Megan, now suspicious of Jai and Leyla, confronts her after seeing how distressed Leyla was whilst Jai was comatose and lies that he has died, leading Leyla to admit the truth. Furious, Megan determines to buy Leyla out but is put out when she doesn't have the money to do so. She initially plans to find another way to get rid of Leyla but later tells her that she can stay, providing they work separately and only see each other when necessary. Leyla agrees and Megan tells her that she is not dumping Jai, as she has lost too much already. Consequently, when Jai is approached by a man called Josh, who claims to be bringing Archie back as Rachel needs money for rehab, Jai believes him. He pays Josh and he, Megan and baby Archie become a family until Rachel and the real Archie return. On learning that he has bought someone else's child, Jai calls Social Services, giving "Archie" to them and later learns that Josh sold his own son. Desperate to gain custody of the real Archie, he locks Rachel in a freezer when she threatens to use him buying a baby against him in court. He later releases her and goes to a solicitor, seeking residency, claiming that he and his wife can provide better than Rachel and Sam. Knowing that he has no case, Jai resorts to dirty tricks – including drugging Rachel so she misses a mediation session and putting a camera on Archie's teddy bear so he can spy on Rachel and Sam. Sadly for Jai, the camera records him and Leyla together and Rachel finds the footage. She and Sam show Megan the footage and they plan revenge together. Jai gets custody of Archie briefly after the police find drugs in Rachel's belongings. She is arrested and charged with possession but Megan's revenge on Jai is to tell the family court about he had been bullying Rachel in the hope she would drop her case for residency. She also claims to have had a miscarriage and the family court, now believing that Jai is a danger to his son, only allows him supervised access twice a month. Consequently, Jai starts taking cocaine far more regularly and makes himself seriously ill on two occasions, unaware that Megan is still pregnant.

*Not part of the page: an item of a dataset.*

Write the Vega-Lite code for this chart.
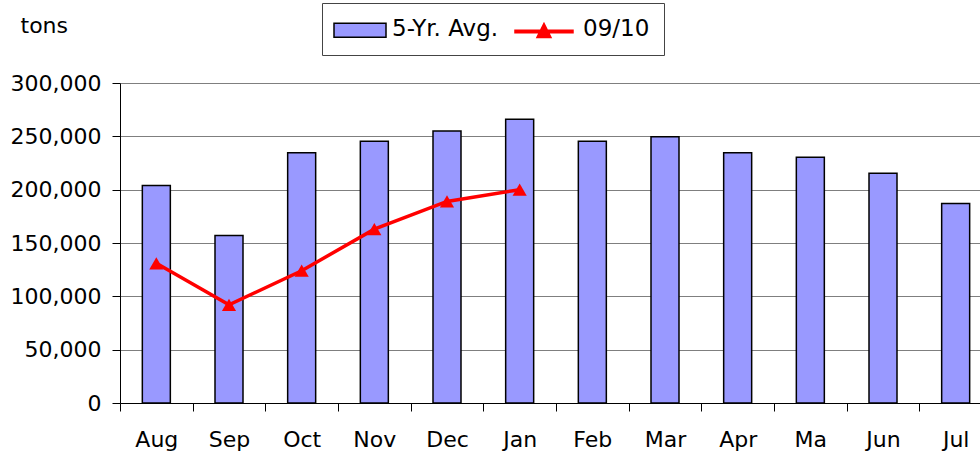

In March 2018, Jai finds bruises on Eliza's legs following her 2nd birthday party. When Priya confesses to having an outburst towards his daughter earlier, Jai and Megan suspect her of child abuse, a belief that is strengthened when the bruises disappear after Megan takes full custody of her. Ultimately, however, Priya's innocence is proved when Eliza's bruises return and are determined to be the result of her medication for epilepsy.

==Reception==
Holy Soap describe Jai's most memorable moment as "Informing brother Nikhil that he now owned the factory, rather than their father." Kate White of Inside Soap labelled Jai a hypocrite when he became annoyed after Charity slept with Declan, despite his previous infidelity with Ella and Rachel, "Jai, you really do not have a leg to stand on when being furious at Charity and Declan's infidelity. 1) You slept with Declan's wife first. 2) You've also slept with Rachel. 3) She's even had your bloody baby. 'Hypocrite' doesn't begin to cover it!" In 2017, Laura-Jayne Tyler from the same magazine called Megan's custody battle with Jai a "snore-fest". In 2025, Chloe Timms from Inside Soap called Jai's new romance with Kerry Wyatt (Laura Norton) "sweet" but questioned what the chances of it surviving was.